It is wonderful to reflect how numerous are the ancient towns which encircled this little lake; speaking of the west side alone, they number more than twenty. Hidden by the cliffs we have Tiberias, or Rakkath, and Hammath (El Hummâm), Taricheæ (Kerek), Sinnabris (Sennâbreh), and Magdala (Mejdel), with Kedîsh, the probable site of the Kadesh of Barak.

On the western plateau stand Adamah (Admah), Adami (Ed Damieh), Bitzaanaim (Bessûm), Lasharon (Sarôna), Shihon (Sh’aîn), and other sites of Biblical interest. Arbela, with the synagogue of Rabbi Nitai (200 B.C.), Hattîn (the ancient Zer), Yemma (the Talmudic Caphar Yama), Kefr Sabt, (Caphar Sobthi), Seiyâdeh (the Talmudic Ziadethah), Tell M’aûn (Beth Maon), Sha’arah (Beth Sharaim), and several other towns of later times swell the long list of cities. The district is full of sacred places: Rabbi Akiba, Rabbi Meir, and the great Maimonides, were buried near Tiberias, and the supposed tombs of Jethro and Habakkuk are still shown on the hills above.

One site alone is conspicuous by its absence—the tomb of Nahum, which was known to the Jews in the fourteenth century, but is apparently now lost for ever. This loss is a subject of real regret, for could we light upon the tomb of Nahum, we could perhaps settle for ever the position of Capernaum, “the village of Nahum.”

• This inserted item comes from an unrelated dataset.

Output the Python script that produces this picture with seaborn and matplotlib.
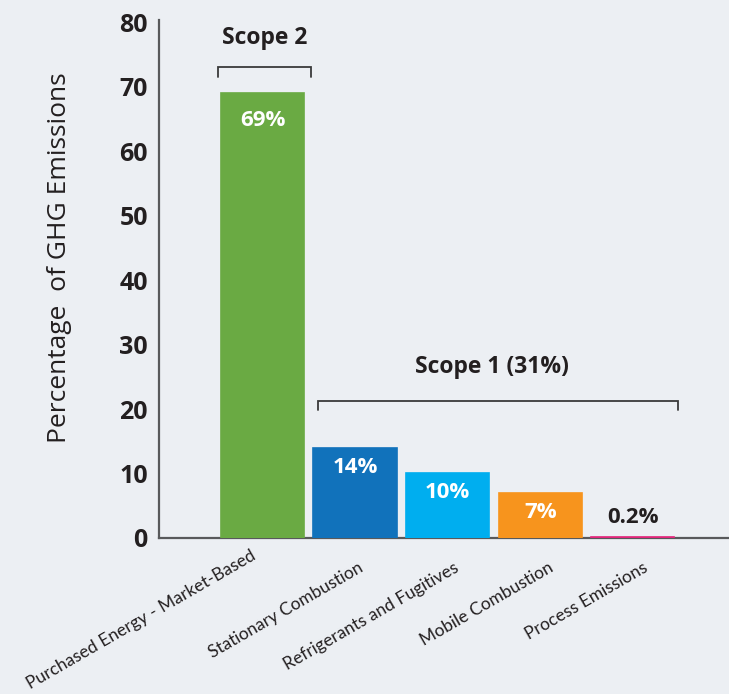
import matplotlib
matplotlib.use("Agg")
import matplotlib.pyplot as plt
import matplotlib.transforms as mtransforms
import seaborn as sns
import pandas as pd

# Emission sources and their share of total GHG emissions (%)
categories = [
    "Purchased Energy - Market-Based",
    "Stationary Combustion",
    "Refrigerants and Fugitives",
    "Mobile Combustion",
    "Process Emissions",
]
shares = [69, 14, 10, 7, 0.2]
share_labels = ["69%", "14%", "10%", "7%", "0.2%"]
bar_colors = ["#6aaa43", "#1172bb", "#00aeef", "#f7941d", "#e3267b"]
y_ticks = [0, 10, 20, 30, 40, 50, 60, 70, 80]
scope2_label = "Scope 2"
scope1_label = "Scope 1 (31%)"

BG = "#eceff3"
INK = "#231f20"
bold_font = ["Open Sans", "DejaVu Sans"]
label_font = ["Lato", "Open Sans", "DejaVu Sans"]

sns.set_theme(style="white")
plt.rcParams["font.family"] = bold_font

df = pd.DataFrame({"source": categories, "share": shares})

fig = plt.figure(figsize=(7.29, 6.94), dpi=100, facecolor=BG)
ax = fig.add_axes([0.218, 0.2248, 0.782, 0.7462], facecolor=BG)

sns.barplot(data=df, x="source", y="share", hue="source",
            palette=bar_colors, width=0.9, saturation=1, legend=False,
            ax=ax)
for p in ax.patches:
    p.set_zorder(3)
    p.set_edgecolor(p.get_facecolor())
    p.set_linewidth(1.2)

ax.set_xlim(-1.12, 5.04)
ax.set_ylim(0, 80.3)
ax.set_yticks(y_ticks)
ax.set_yticklabels([str(t) for t in y_ticks], fontsize=18, fontweight="bold",
                   color=INK)
ax.tick_params(axis="both", length=0)
ax.tick_params(axis="y", pad=8)

ax.set_xticks(range(len(categories)))
ax.set_xticklabels(categories, rotation=30, ha="right", va="top",
                   rotation_mode="anchor", fontsize=12.5, color=INK,
                   family=label_font)
ax.tick_params(axis="x", pad=6)
# small nudges (pixels) for the slanted category labels
nudges = [(-12, -1), (3, -13), (6, -13), (8, -13), (10, -13)]
for lbl, (dx, dy) in zip(ax.get_xticklabels(), nudges):
    shift = mtransforms.ScaledTranslation(dx / 100, dy / 100, fig.dpi_scale_trans)
    lbl.set_transform(lbl.get_transform() + shift)

ax.set_xlabel("")
ax.set_ylabel("Percentage  of GHG Emissions", fontsize=19, color=INK,
              fontweight="normal", family=bold_font)
ax.yaxis.set_label_coords(-0.152, 0.542)

for side in ["top", "right"]:
    ax.spines[side].set_visible(False)
for side in ["left", "bottom"]:
    ax.spines[side].set_color("#58595b")
    ax.spines[side].set_linewidth(1.6)
    ax.spines[side].set_zorder(2)

# value labels: inside the bar (white) when tall enough, above otherwise
for i, (v, txt) in enumerate(zip(shares, share_labels)):
    if v >= 5:
        drop = 4.3 if v > 50 else 3.0
        ax.text(i, v - drop, txt, ha="center", va="center", color="white",
                fontsize=16, fontweight="bold", zorder=4)
    else:
        ax.text(i, v + 2.9, txt, ha="center", va="center", color=INK,
                fontsize=16, fontweight="bold", zorder=4)


def bracket(x0, x1, y, leg, text, ty, dx=0.0):
    ax.plot([x0, x0, x1, x1], [y - leg, y, y, y - leg], color="#3a3a3a",
            lw=1.3, solid_joinstyle="miter", clip_on=False)
    ax.text((x0 + x1) / 2 + dx, ty, text, ha="center", va="center", color=INK,
            fontsize=16.5, fontweight="bold")


bracket(-0.48, 0.52, 73.0, 1.5, scope2_label, 77.5)
bracket(0.60, 4.49, 21.2, 1.4, scope1_label, 26.5, dx=-0.07)

fig.savefig("out.png", dpi=100, facecolor=BG)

The various scholars and explorers who have written since Robinson are divided into two parties, one placing Capernaum at the ruins near Khân Minieh, the other selecting the large site at Tell Hûm. The places are only two and a half miles apart, but modern disputants are not content with such wide limits. There is a point which strikes one as curious in the controversy. In all the arguments usually brought forward, no reference is made to the information which can be deduced from Jewish sources dating later than Bible times. To this information I would call attention.

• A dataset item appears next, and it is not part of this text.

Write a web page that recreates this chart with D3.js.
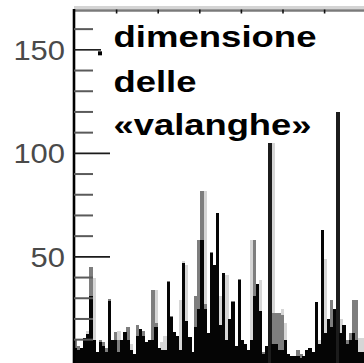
<!DOCTYPE html>
<html>
<head>
<meta charset="utf-8">
<script src="https://cdn.jsdelivr.net/npm/d3@7/dist/d3.min.js"></script>
<style>
  html, body { margin: 0; padding: 0; background: #fff; }
  svg { display: block; }
</style>
</head>
<body>
<svg id="chart" width="364" height="363"></svg>
<script>
// Avalanche sizes per time bin: black = front layer, gray / light = layers behind it
const blackSizes = [6, 5, 6, 11, 12.5, 31, 10, 4, 9, 7, 4, 28.5, 10, 10, 4, 10, 13.5, 10, 5, 3, 12, 15,
  12, 9, 10, 10, 16, 6, 5, 5, 38, 21, 13.5, 12, 5, 47, 19, 11.5, 4, 16, 25, 58, 25, 13, 52, 46, 71,
  17, 42, 10, 20, 28, 7, 39, 10, 8, 5, 10, 31, 37, 24, 3, 7, 105, 8, 8, 5, 5, 10, 3, 2, 2, 2, 1, 2,
  5, 6, 4, 28, 8, 63, 13, 20, 16, 25, 120, 13, 17, 8, 10, 13, 10, 4, 4];
const graySizes = [10, 7, 0, 0, 0, 45, 0, 0, 10, 9, 6, 29.5, 0, 13.5, 10, 0, 0, 16, 0, 0, 17, 0,
  14, 0, 0, 34, 18, 0, 0, 0, 38.5, 21.5, 0, 0, 0, 0, 0, 0, 0, 31, 58, 82, 27, 0, 52.5, 0, 0,
  0, 0, 0, 0, 28.5, 0, 39.5, 0, 0, 0, 0, 58, 0, 0, 4, 0, 0, 23, 23, 23, 22, 0, 0, 0, 0, 5, 3, 0,
  0, 0, 0, 0, 0, 0, 0, 0, 29, 0, 0, 0, 0, 10, 13, 29, 29, 0, 0];
const lightSizes = [0, 0, 0, 0, 14, 0, 40, 0, 0, 0, 0, 0, 0, 0, 14, 0, 0, 0, 8, 0, 0, 0,
  0, 0, 0, 0, 34, 0, 9, 12, 0, 0, 0, 0, 29, 48, 46, 0, 0, 0, 0, 0, 82, 0, 0, 0, 0,
  31, 0, 41, 0, 0, 0, 0, 0, 0, 0, 58, 0, 0, 39, 0, 0, 0, 105, 0, 0, 25, 18, 0, 0, 0, 0, 0, 0,
  0, 0, 0, 0, 10, 0, 49, 0, 0, 0, 0, 20, 0, 0, 0, 0, 0, 11, 11];

const sizeTicks = [10, 20, 30, 40, 50, 60, 70, 80, 90, 100, 110, 120, 130, 140, 150, 160];
const sizeLabels = [50, 100, 150];
const timeTicks = [100, 200, 300, 400, 500, 600];
const titleLines = ["dimensione", "delle", "«valanghe»"];

const svg = d3.select("#chart");
const W = 364, H = 363;
const axisX = 74;

const y = d3.scaleLinear().domain([-2, 169]).range([364.5, 10.5]);
const x = d3.scaleBand().domain(d3.range(blackSizes.length)).range([axisX, W]).padding(0);
const xTime = d3.scaleLinear().domain([0, 700]).range([75, 366.2]);

const plotBottom = y(-2);

// stacked layers of each bin, drawn back to front
const layers = [
  { values: lightSizes, color: "#d6d6d6" },
  { values: graySizes, color: "#7e7e7e" },
  { values: blackSizes, color: "#050505" }
];
layers.forEach(layer => {
  svg.append("g")
    .attr("shape-rendering", "crispEdges")
    .selectAll("rect")
    .data(layer.values.map((v, i) => ({ i, v })).filter(d => d.v > 0))
    .join("rect")
    .attr("x", d => x(d.i))
    .attr("width", x.bandwidth() + 0.3)
    .attr("y", d => y(d.v))
    .attr("height", d => plotBottom - y(d.v))
    .attr("fill", d => d.v > 90 && layer.color === "#050505" ? "#1c1c1c" : layer.color);
});

// top frame with small time ticks
const topY = y(169);
svg.append("line")
  .attr("x1", axisX).attr("x2", W).attr("y1", topY - 3).attr("y2", topY - 3)
  .attr("stroke", "#d4d4d4").attr("stroke-width", 3);
svg.append("line")
  .attr("x1", axisX).attr("x2", W).attr("y1", topY).attr("y2", topY)
  .attr("stroke", "#7a7a7a").attr("stroke-width", 2.4);
svg.append("g")
  .selectAll("line")
  .data(timeTicks)
  .join("line")
  .attr("x1", d => xTime(d)).attr("x2", d => xTime(d))
  .attr("y1", topY - 1).attr("y2", topY + 3)
  .attr("stroke", "#111").attr("stroke-width", 1.6);

// left axis
const yAxis = svg.append("g").attr("transform", `translate(${axisX},0)`);
yAxis.append("line")
  .attr("x1", 0).attr("x2", 0).attr("y1", topY - 1.5).attr("y2", H)
  .attr("stroke", "#000").attr("stroke-width", 2.6);
yAxis.selectAll("line.tick")
  .data(sizeTicks)
  .join("line")
  .attr("class", "tick")
  .attr("x1", 0)
  .attr("x2", d => sizeLabels.includes(d) ? (d === 150 ? 27 : 36) : 19)
  .attr("y1", d => y(d)).attr("y2", d => y(d))
  .attr("stroke", d => sizeLabels.includes(d) ? "#1a1a1a" : "#5a5a5a")
  .attr("stroke-width", d => sizeLabels.includes(d) ? 1.6 : 2);

// small mark next to the 150 tick
yAxis.append("rect")
  .attr("x", 24).attr("y", y(150) + 1.5).attr("width", 4).attr("height", 4)
  .attr("fill", "#000");

yAxis.selectAll("text")
  .data(sizeLabels)
  .join("text")
  .attr("x", -9)
  .attr("y", d => y(d))
  .attr("dy", "0.36em")
  .attr("text-anchor", "end")
  .attr("font-family", "'Liberation Sans', Arial, sans-serif")
  .attr("font-size", 28)
  .attr("fill", "#4a4a4a")
  .attr("textLength", d => String(d).length * 17.2)
  .attr("lengthAdjust", "spacingAndGlyphs")
  .text(d => d);

// title
const titleWidths = [203, 83, 198];
const titleBaselines = [46.5, 91.5, 134.5];
svg.append("g")
  .selectAll("text")
  .data(titleLines)
  .join("text")
  .attr("x", 113.5)
  .attr("y", (d, i) => titleBaselines[i])
  .attr("font-family", "'Liberation Sans', Arial, sans-serif")
  .attr("font-weight", "bold")
  .attr("font-size", 30)
  .attr("fill", "#000")
  .attr("textLength", (d, i) => titleWidths[i])
  .attr("lengthAdjust", "spacingAndGlyphs")
  .text(d => d);
</script>
</body>
</html>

Identification, properly so called, is impossible when the old name is lost; but in the case of Capernaum traces of the name may perhaps be recovered still. It is generally granted that the Talmudic Caphar Nahum, or “Village of Nahum,” was probably identical with the New Testament Capernaum, and it is on this supposition that the only philological claim of Tell Hûm is based; but the loss implied of an important radical at the commencement of the name Hûm, if it be supposed to be a corruption of Nahum, is a change of which we have scarcely any instance; moreover, Hûm in Hebrew means “black,” and still retains its original signification in Arabic. Tell Hûm was so named, no doubt, from the black basalt which covers the site. If we are to seek for an ancient corresponding title, I would suggest Caphar Ahim, a town mentioned in the Talmud with Chorazin, and famous for its wheat, as being probably the ancient name of the ruined site at Tell Hûm. Even if this town were standing in the time of Christ, there seems no more reason why its name should be mentioned in the Gospels, than that Taricheæ or Sepphoris should be so noticed, or that Chorazin should be mentioned by Josephus when speaking of the same district.

An investigation of the name Minieh is more satisfactory. In Hebrew it is derived from a root meaning “lot,” or “chance.” In Aramaic it has an identical meaning, and the Talmud often mentions the Minai, or “Diviners,” under which title were included not only every kind of sorcerer and enchanter, but also the early Jewish converts to Christianity.

Now this word Minai is intimately connected with Capernaum. In the Talmud there is a curious passage (quoted in Buxtorf’s great Lexicon) where “sinners” are defined as “sons of Caphar Nahum:” and these Huta (or sinners) we find from another passage, were none other than the Minai.

It is evident that the Jews looked on Capernaum as the head-quarters of the Christians, whom they contemptuously styled “sorcerers;” and the importance thus attached by them to that town, as a Christian centre, is in accordance with the expression in the Gospel, where Capernaum is called Our Lord’s “own city” (Matt. ix. 1).

The Talmudic doctors speak, then, of Capernaum as the city of Minai, and as such it continued to be regarded by the Jews down to the fourteenth century. In 1334 A.D. Isaac Chelo travelled from Tiberias to Caphar Anan (Kefr ’Anân), presumably by the direct road passing near the “Round Fountain.” He was shown on his way the ruins of Caphar Nahum, and in them the tomb of Nahum, and he remarks incidentally as to the place, “here formerly dwelt the Minai.” It is evident that he cannot be supposed, without twisting the narrative, to refer to any place so far from his route as is Tell Hûm. The site at Minieh would have been within a mile and a half of his road, and the name is apparently connected with Capernaum by his valuable note about the Minai.

The same connection is traced in 1616 A.D., when Quaresmius speaks of Capernaum as shown at a place called Minieh, and thus we are able to trace back an apparently unbroken Jewish tradition connecting Capernaum with the “Village of the Minai,” and with the ruined site of Minieh.